FOW: What’s your prediction for Saturday afternoon?

LS: I’m having a really difficult time with this one. TCU is always a well-coached team, but they also haven’t played a game yet, while Iowa State has. And as any college football player or coach will tell you, the greatest amount of growth in a season typically happens between week one and week two. Beyond that, TCU’s quarterback situation is a tad iffy, though I do think Max Duggan will be taking snaps before the conclusion of the first quarter. No matter what, I expect this to be a low-scoring game between two very good defenses and two offenses with major questions. I’ve never picked against Iowa State, and I’m not about to start now, but I think this is a horrible, low-scoring game that ends up being pretty ugly for the duration. 17-10 Iowa State.

FOW: We went a long time without live sports, and many people found other ways to fill their time. What’s the weirdest/dumbest/best thing you did in the six months the sports world kind of shut down?

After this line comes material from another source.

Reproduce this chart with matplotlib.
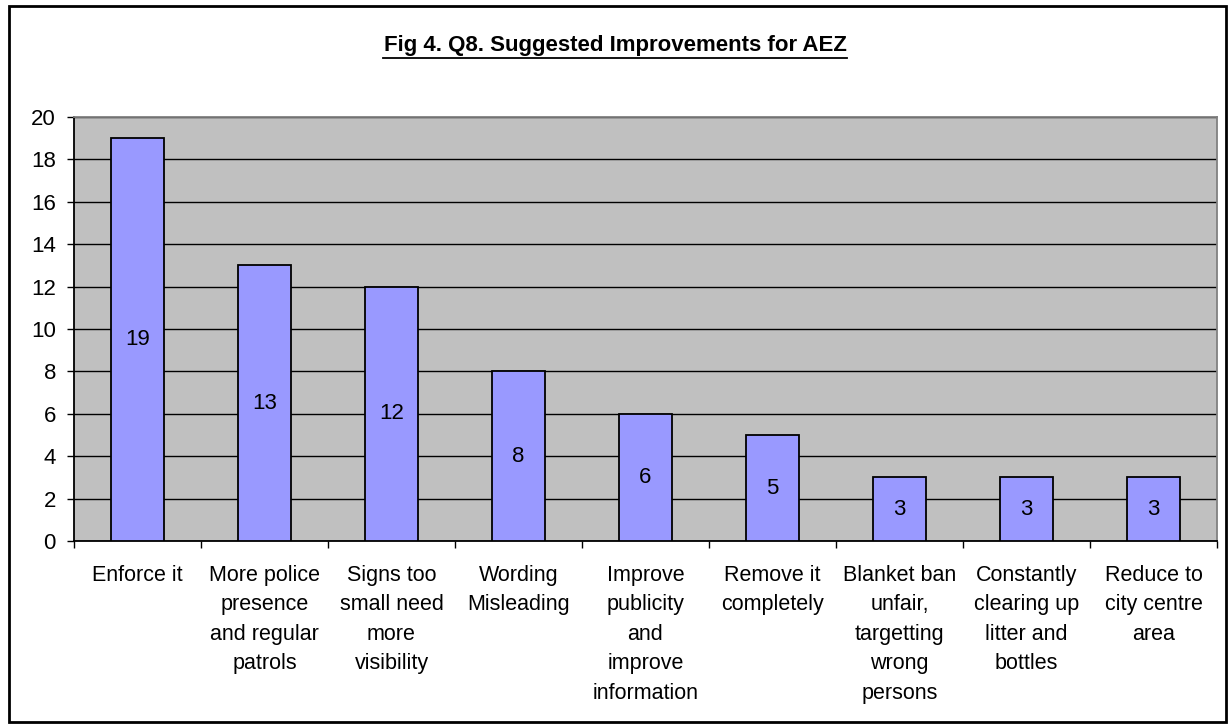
import matplotlib.pyplot as plt
from matplotlib.patches import Rectangle

# survey answers, Q8
categories = [
    "Enforce it",
    "More police\npresence\nand regular\npatrols",
    "Signs too\nsmall need\nmore\nvisibility",
    "Wording\nMisleading",
    "Improve\npublicity\nand\nimprove\ninformation",
    "Remove it\ncompletely",
    "Blanket ban\nunfair,\ntargetting\nwrong\npersons",
    "Constantly\nclearing up\nlitter and\nbottles",
    "Reduce to\ncity centre\narea",
]
counts = [19, 13, 12, 8, 6, 5, 3, 3, 3]
y_ticks = list(range(0, 21, 2))

plt.rcParams['font.family'] = ['Liberation Sans', 'DejaVu Sans']

fig = plt.figure(figsize=(12.31, 7.27), dpi=100)
ax = fig.add_axes([74 / 1231, 1 - 541 / 727, (1217 - 74) / 1231, (541 - 117) / 727])

ax.set_facecolor('#C0C0C0')
x = list(range(len(categories)))
bars = ax.bar(x, counts, width=0.42, color='#9999FF', edgecolor='black', linewidth=1.3, zorder=3)
for rect, v in zip(bars, counts):
    ax.text(rect.get_x() + rect.get_width() / 2, v / 2, str(v), ha='center', va='center',
            fontsize=16, zorder=4)

ax.set_xlim(-0.5, len(categories) - 0.5)
ax.set_ylim(0, 20)
ax.set_yticks(y_ticks)
ax.set_yticklabels([str(t) for t in y_ticks], fontsize=16)
ax.yaxis.grid(True, color='black', linewidth=1.0, zorder=0)
ax.set_axisbelow(True)

ax.set_xticks(x)
ax.set_xticklabels(categories, fontsize=15.5, linespacing=1.53, va='top')
ax.set_xticks([i - 0.5 for i in range(len(categories) + 1)], minor=True)
ax.tick_params(axis='x', which='major', length=0, pad=17)
ax.tick_params(axis='x', which='minor', length=5, width=1.0, direction='out')
ax.tick_params(axis='y', length=5, width=1.0, direction='out', pad=8)

for side in ['left', 'bottom']:
    ax.spines[side].set_color('black')
    ax.spines[side].set_linewidth(1.3)
for side in ['top', 'right']:
    ax.spines[side].set_color('#808080')
    ax.spines[side].set_linewidth(1.3)

fig.text(615 / 1231, 1 - 46 / 727, "Fig 4. Q8. Suggested Improvements for AEZ",
         ha='center', va='center', fontsize=16, fontweight='bold')
# underline for the title
fig.add_artist(plt.Line2D([383 / 1231, 847 / 1231], [1 - 58 / 727, 1 - 58 / 727],
                          color='black', linewidth=1.3))

# chart border
fig.add_artist(Rectangle((9 / 1231, 1 - 722 / 727), (1226 - 9) / 1231, (722 - 6) / 727,
                         transform=fig.transFigure, fill=False, edgecolor='black', linewidth=2))

fig.savefig('out.png', dpi=100)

LS: Well, as an “essential employee” that’s been going to work like normal this entire time, I haven’t had as much of the extra free time as many other people to do lots of weird and dumb stuff, as much as I would love to the have the opportunity to do lots of weird and dumb stuff. However, if I did have the free time, I would have probably tried teaching my dog how to fetch a beer out of the fridge for me.

I suppose the weirdest thing that actually did happen to me was falling off a bridge. I honestly wouldn’t recommend it for anyone.

Thanks Levi! Try and stay on solid ground from here on out, okay?